Davanti al giudice
Processo Genovese, l'imprenditore: "Solo dopo ho capito che la ragazza non era consenziente"
Un lungo sfogo di pianto in aula, al termine di un lungo interrogatorio. Al fianco di Alberto Genovese, l’imprenditore accusato di aver violentato due ragazze di 18 e 23 anni dopo aver dato loro un mix di droghe, ci sono i suoi avvocati, Luigi Isolabella e Davide Ferrari e la psicologa Chiara Pigni, che lo ha seguito nel suo percorso di recupero. Da 9 mesi è agli arresti domiciliari in una comunità a Cuveglio, in provincia di Varese, dove ha avuto modo di riflettere sugli anni di eccessi e sulla sua dipendenza dalla droga.
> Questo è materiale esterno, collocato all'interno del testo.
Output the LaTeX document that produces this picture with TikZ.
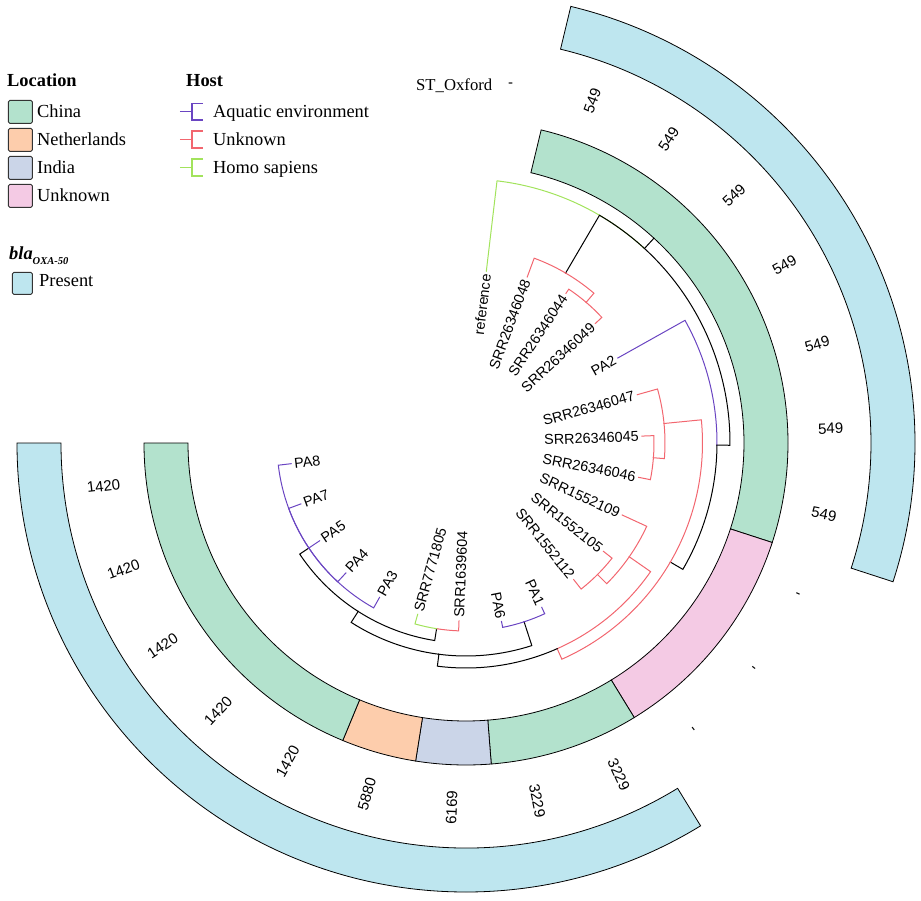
\documentclass[tikz,border=0pt]{standalone}
\usepackage{fontspec}
\setmainfont{Liberation Serif}
\setsansfont{Liberation Sans}
\definecolor{china}{HTML}{B3E2CD}
\definecolor{neth}{HTML}{FDCDAC}
\definecolor{india}{HTML}{CBD5E8}
\definecolor{unk}{HTML}{F4CAE4}
\definecolor{pres}{HTML}{BEE6EF}
\definecolor{aqua}{HTML}{6A45C2}
\definecolor{hred}{HTML}{F2666F}
\definecolor{homo}{HTML}{A2E35C}
\tikzset{
  br/.style={line width=1pt, line cap=rect},
  tiplab/.style={font=\sffamily\fontsize{14.4}{14.4}\selectfont, inner sep=0pt},
  stlab/.style={font=\sffamily\fontsize{15}{15}\selectfont, inner sep=0pt, anchor=center},
  ringseg/.style={draw=black, line width=0.8pt},
  leg/.style={font=\fontsize{18.4}{20}\selectfont, inner sep=0pt, anchor=base west},
  legtitle/.style={font=\bfseries\fontsize{18.4}{20}\selectfont, inner sep=0pt, anchor=base west},
  legbox/.style={draw=black!80, line width=0.8pt, rounded corners=1.5pt, inner sep=0pt,
    minimum width=24pt, minimum height=23pt, anchor=north west},
  hostglyph/.style={line width=1.6pt},
}
% branch: color, parent r, parent angle, child r, child angle
\newcommand{\brch}[5]{\draw[br,#1] (#3:#2) arc[start angle=#3, end angle=#5, radius=#2] -- (#5:#4);}
% ring sector: colour, angle1, angle2, r in, r out
\newcommand{\sector}[5]{\filldraw[ringseg, fill=#1] (#2:#4) arc[start angle=#2, end angle=#3, radius=#4] -- (#3:#5) arc[start angle=#3, end angle=#2, radius=#5] -- cycle;}
\begin{document}
\begin{tikzpicture}[x=1pt,y=1pt]
\useasboundingbox (-466,-457) rectangle (455,443);

% ---------- rings ----------
\sector{china}{76.5}{-18}{278}{322}
\sector{unk}{-18}{-58.5}{278}{322}
\sector{china}{-58.5}{-85.5}{278}{322}
\sector{india}{-85.5}{-99}{278}{322}
\sector{neth}{-99}{-112.5}{278}{322}
\sector{china}{-112.5}{-180}{278}{322}
\sector{pres}{76.5}{-18}{405}{449}
\sector{pres}{-58.5}{-180}{405}{449}

% ---------- tree ----------
\coordinate (Y) at (47.46:264);
\draw[br] (Y) -- (47.46:278);
\brch{homo}{264}{47.46}{173}{83.25}
\brch{black}{264}{47.46}{197}{59.625}
\brch{hred}{197}{59.625}{177}{69.75}
\brch{hred}{197}{59.625}{185}{49.5}
\brch{hred}{185}{49.5}{180}{56.25}
\brch{hred}{185}{49.5}{176}{42.75}
\brch{black}{264}{47.46}{251}{-0.492}
\brch{aqua}{251}{-0.492}{174}{29.25}
\brch{black}{251}{-0.492}{236.5}{-30.23}
\brch{hred}{236.5}{-30.23}{199}{5.625}
\brch{hred}{199}{5.625}{178}{15.75}
\brch{hred}{199}{5.625}{188}{-4.5}
\brch{hred}{188}{-4.5}{176}{2.25}
\brch{hred}{188}{-4.5}{176}{-11.25}
\brch{hred}{236.5}{-30.23}{225}{-66.09}
\brch{hred}{225}{-66.09}{199}{-34.875}
\brch{hred}{199}{-34.875}{172}{-24.75}
\brch{hred}{199}{-34.875}{186}{-45}
\brch{hred}{186}{-45}{175}{-38.25}
\brch{hred}{186}{-45}{174}{-51.75}
\brch{black}{225}{-66.09}{213}{-97.31}
\brch{black}{213}{-97.31}{188}{-72}
\brch{aqua}{188}{-72}{181}{-65.25}
\brch{aqua}{188}{-72}{182}{-78.75}
\brch{black}{213}{-97.31}{200}{-122.625}
\brch{black}{200}{-122.625}{188}{-99}
\brch{hred}{188}{-99}{178}{-92.25}
\brch{homo}{188}{-99}{178}{-105.75}
\brch{black}{200}{-122.625}{189}{-146.25}
\brch{aqua}{189}{-146.25}{177}{-119.25}
\brch{aqua}{189}{-146.25}{177}{-132.75}
\brch{aqua}{189}{-146.25}{176}{-146.25}
\brch{aqua}{189}{-146.25}{176}{-159.75}
\brch{aqua}{189}{-146.25}{176}{-173.25}

% ---------- tip labels ----------
\node[tiplab, anchor=east, rotate=83.25] (t0) at (83.25:170) {reference};
\node[tiplab, anchor=east, rotate=69.75] (t1) at (69.75:174) {SRR26346048};
\node[tiplab, anchor=east, rotate=56.25] (t2) at (56.25:177) {SRR26346044};
\node[tiplab, anchor=east, rotate=42.75] (t3) at (42.75:173) {SRR26346049};
\node[tiplab, anchor=east, rotate=29.25] (t4) at (29.25:171) {PA2};
\node[tiplab, anchor=east, rotate=15.75] (t5) at (15.75:175) {SRR26346047};
\node[tiplab, anchor=east, rotate=2.25] (t6) at (2.25:173) {SRR26346045};
\node[tiplab, anchor=east, rotate=-11.25] (t7) at (-11.25:173) {SRR26346046};
\node[tiplab, anchor=east, rotate=-24.75] (t8) at (-24.75:169) {SRR1552109};
\node[tiplab, anchor=east, rotate=-38.25] (t9) at (-38.25:172) {SRR1552105};
\node[tiplab, anchor=east, rotate=-51.75] (t10) at (-51.75:171) {SRR1552112};
\node[tiplab, anchor=east, rotate=-65.25] (t11) at (-65.25:178) {PA1};
\node[tiplab, anchor=east, rotate=-78.75] (t12) at (-78.75:179) {PA6};
\node[tiplab, anchor=west, rotate=87.75] (t13) at (-92.25:175) {SRR1639604};
\node[tiplab, anchor=west, rotate=74.25] (t14) at (-105.75:175) {SRR7771805};
\node[tiplab, anchor=west, rotate=60.75] (t15) at (-119.25:174) {PA3};
\node[tiplab, anchor=west, rotate=47.25] (t16) at (-132.75:174) {PA4};
\node[tiplab, anchor=west, rotate=33.75] (t17) at (-146.25:173) {PA5};
\node[tiplab, anchor=west, rotate=20.25] (t18) at (-159.75:173) {PA7};
\node[tiplab, anchor=west, rotate=6.75] (t19) at (-173.25:173) {PA8};

% ---------- ST labels ----------
\node[stlab, rotate=69.75] (s1) at (69.75:365) {549};
\node[stlab, rotate=56.25] (s2) at (56.25:365) {549};
\node[stlab, rotate=42.75] (s3) at (42.75:365) {549};
\node[stlab, rotate=29.25] (s4) at (29.25:365) {549};
\node[stlab, rotate=15.75] (s5) at (15.75:365) {549};
\node[stlab, rotate=2.25] (s6) at (2.25:365) {549};
\node[stlab, rotate=-11.25] (s7) at (-11.25:365) {549};
\node[stlab, rotate=-24.75] (s8) at (-24.75:365) {-};
\node[stlab, rotate=-38.25] (s9) at (-38.25:365) {-};
\node[stlab, rotate=-51.75] (s10) at (-51.75:365) {-};
\node[stlab, rotate=-65.25] (s11) at (-65.25:365) {3229};
\node[stlab, rotate=-78.75] (s12) at (-78.75:365) {3229};
\node[stlab, rotate=87.75] (s13) at (-92.25:365) {6169};
\node[stlab, rotate=74.25] (s14) at (-105.75:365) {5880};
\node[stlab, rotate=60.75] (s15) at (-119.25:365) {1420};
\node[stlab, rotate=47.25] (s16) at (-132.75:365) {1420};
\node[stlab, rotate=33.75] (s17) at (-146.25:365) {1420};
\node[stlab, rotate=20.25] (s18) at (-159.75:365) {1420};
\node[stlab, rotate=6.75] (s19) at (-173.25:365) {1420};

% ---------- legend (pixel coordinates) ----------
\begin{scope}[shift={(-466,443)}, yscale=-1]
\node[font=\fontsize{16.7}{18}\selectfont, inner sep=0pt, anchor=base west] (sthead) at (416,91) {ST\_Oxford};
\node[stlab] (s0) at (510.5,85.5) {-};

\node[legtitle] (locT) at (7,87) {Location};
\node[legbox, fill=china] (bChina) at (8,100) {};
\node[legbox, fill=neth] (bNeth) at (8,128) {};
\node[legbox, fill=india] (bIndia) at (8,156) {};
\node[legbox, fill=unk] (bUnk) at (8,184) {};
\node[leg] (lChina) at (37,117.5) {China};
\node[leg] (lNeth) at (37,145.3) {Netherlands};
\node[leg] (lIndia) at (37,173.3) {India};
\node[leg] (lUnk) at (37,201.3) {Unknown};

\node[legtitle] (hostT) at (186,87) {Host};
\draw[hostglyph, draw=aqua] (180,111.7) -- (192,111.7) (203,103.5) -- (192,103.5) -- (192,120) -- (203,120);
\draw[hostglyph, draw=hred] (180,139.5) -- (192,139.5) (203,131.3) -- (192,131.3) -- (192,147.8) -- (203,147.8);
\draw[hostglyph, draw=homo] (180,167.5) -- (192,167.5) (203,159.3) -- (192,159.3) -- (192,175.8) -- (203,175.8);
\node[leg] (hAqua) at (213,117.5) {Aquatic environment};
\node[leg] (hUnk) at (213,145.3) {Unknown};
\node[leg] (hHomo) at (213,173.3) {Homo sapiens};

\node[legtitle, font=\bfseries\itshape\fontsize{18.4}{20}\selectfont] (blaT) at (9,260)
  {bla\raisebox{-5pt}{\fontsize{10.5}{11}\selectfont OXA-50}};
\node[legbox, fill=pres, minimum width=20pt, minimum height=22pt] (bPres) at (12,272) {};
\node[leg] (lPres) at (39,287) {Present};
\end{scope}
\end{tikzpicture}
\end{document}
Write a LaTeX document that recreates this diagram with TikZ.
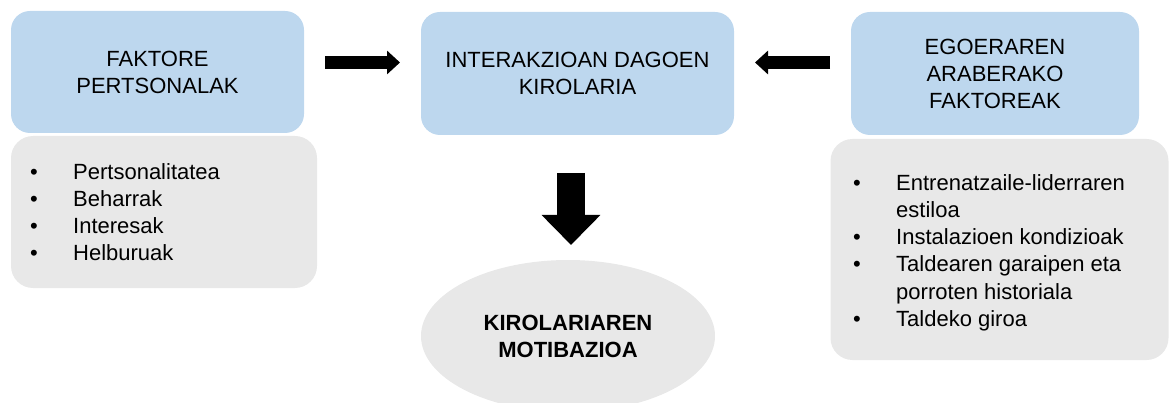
\documentclass[tikz,border=0pt]{standalone}
\usepackage{fontspec}
\setmainfont{Liberation Sans}
\usetikzlibrary{arrows.meta,shapes.geometric}
\definecolor{boxblue}{RGB}{189,215,238}
\definecolor{boxgray}{RGB}{232,232,232}
\newcommand{\txtfont}{\fontsize{22}{27}\selectfont}
\tikzset{
  headbox/.style={fill=boxblue, rounded corners=19pt, align=center, inner sep=0pt,
    font=\txtfont},
  listbox/.style={fill=boxgray, rounded corners=22pt, inner sep=0pt},
  item/.style={anchor=base west, inner sep=0pt, font=\txtfont},
  bul/.style={anchor=base, inner sep=0pt, font=\txtfont},
  fatarrow/.style={line width=13pt, -{Triangle[length=13pt,width=23pt]}},
  downarrow/.style={line width=28pt, -{Triangle[length=30pt,width=57pt]}},
}
\begin{document}
\begin{tikzpicture}[x=1pt,y=-1pt]
\useasboundingbox (0,0) rectangle (1169,403);
% heading boxes
\node[headbox, minimum width=293pt, minimum height=122pt] (L) at (157.5,72) {FAKTORE\\PERTSONALAK};
\node[headbox, minimum width=313pt, minimum height=123pt] (C) at (577.5,73.5) {INTERAKZIOAN DAGOEN\\KIROLARIA};
\node[headbox, minimum width=288pt, minimum height=123pt] (R) at (995,73.5) {EGOERAREN\\ARABERAKO\\FAKTOREAK};
% list boxes
\node[listbox, minimum width=306pt, minimum height=152pt] (LL) at (164,212) {};
\node[listbox, minimum width=338pt, minimum height=221pt] (RL) at (999.5,249.5) {};
% ellipse
\node[ellipse, fill=boxgray, minimum width=294pt, minimum height=152pt, inner sep=0pt,
  align=center, font=\txtfont\bfseries] (M) at (568,336) {KIROLARIAREN\\MOTIBAZIOA};
% left list
\node[bul] (lb1) at (34,180) {•};
\node[item] (lt1) at (73,180) {Pertsonalitatea};
\node[bul] (lb2) at (34,207) {•};
\node[item] (lt2) at (73,207) {Beharrak};
\node[bul] (lb3) at (34,234) {•};
\node[item] (lt3) at (73,234) {Interesak};
\node[bul] (lb4) at (34,261) {•};
\node[item] (lt4) at (73,261) {Helburuak};
% right list
\node[bul] (rb1) at (857,191) {•};
\node[item] (rt1) at (896,191) {Entrenatzaile-liderraren};
\node[item] (rt1b) at (896,218) {estiloa};
\node[bul] (rb2) at (857,245) {•};
\node[item] (rt2) at (896,245) {Instalazioen kondizioak};
\node[bul] (rb3) at (857,272) {•};
\node[item] (rt3) at (896,272) {Taldearen garaipen eta};
\node[item] (rt3b) at (896,299) {porroten historiala};
\node[bul] (rb4) at (857,326) {•};
\node[item] (rt4) at (896,326) {Taldeko giroa};
% arrows
\coordinate (a1s) at (325,62.5);
\coordinate (a1e) at (400,62.5);
\coordinate (a2s) at (830,62.5);
\coordinate (a2e) at (755,62.5);
\coordinate (a3s) at (571,173);
\coordinate (a3e) at (571,245);
\draw[fatarrow] (a1s) -- (a1e);
\draw[fatarrow] (a2s) -- (a2e);
\draw[downarrow] (a3s) -- (a3e);
\end{tikzpicture}
\end{document}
Della sua parabola Genovese ha parlato nel corso del processo a suo carico, celebrato con rito abbreviato, davanti al gup Chiara Valori. Fino al 2016, l’anno della sua ascesa, l’imprenditore non avrebbe mai toccato la cocaina o altre sostanze. Il successo, però, l’avrebbe travolto. Era passato dall’essere "un nerd" di talento ad essere a capo di un’azienda poi venduta - che fatturava decine e decine di milioni di euro. Un salto che, a suo dire, non avrebbe saputo gestire: avrebbe iniziato a bere molto e poi anche ad assumere cocaina e altre sostanze. Nell’ultimo periodo, prima dell’arresto novembre 2020, Genovese poi avrebbe "perso il contatto con la realtà". Anche 10 ottobre di 2 anni fa, nel corso di una festa a Terrazza Sentimento durante la quale è accusato di aver violentato una sua ospite appena 18enne, Genovese non si sarebbe accorto di essere andato troppo oltre. E non avrebbe capito che la ragazza non era consenziente. Stordita con un mix di cocaina e ketamina, la 18enne era rimasta per ore e ore chiusa nella stanza dell’imprenditore. L’ex re delle start up digitali, in aula, ha spiegato di aver realizzato quello che era successo solo "a posteriori", guardando i video delle telecamere di sorveglianza della casa. Filmati nei quali ha capito che la ragazza gli chiedeva di fermarsi. Durante la serata, invece, non avrebbe realizzato la gravità della situazione. Una linea che ripercorre la consulenza tecnica della difesa, firmata dagli psichiatri Pietro Pietrini e Giuseppe Sartori, i quali avevano sottolineato come al momento dei fatti "la capacità di intendere e volere" di Genovese fosse "quantomeno grandemente scemata".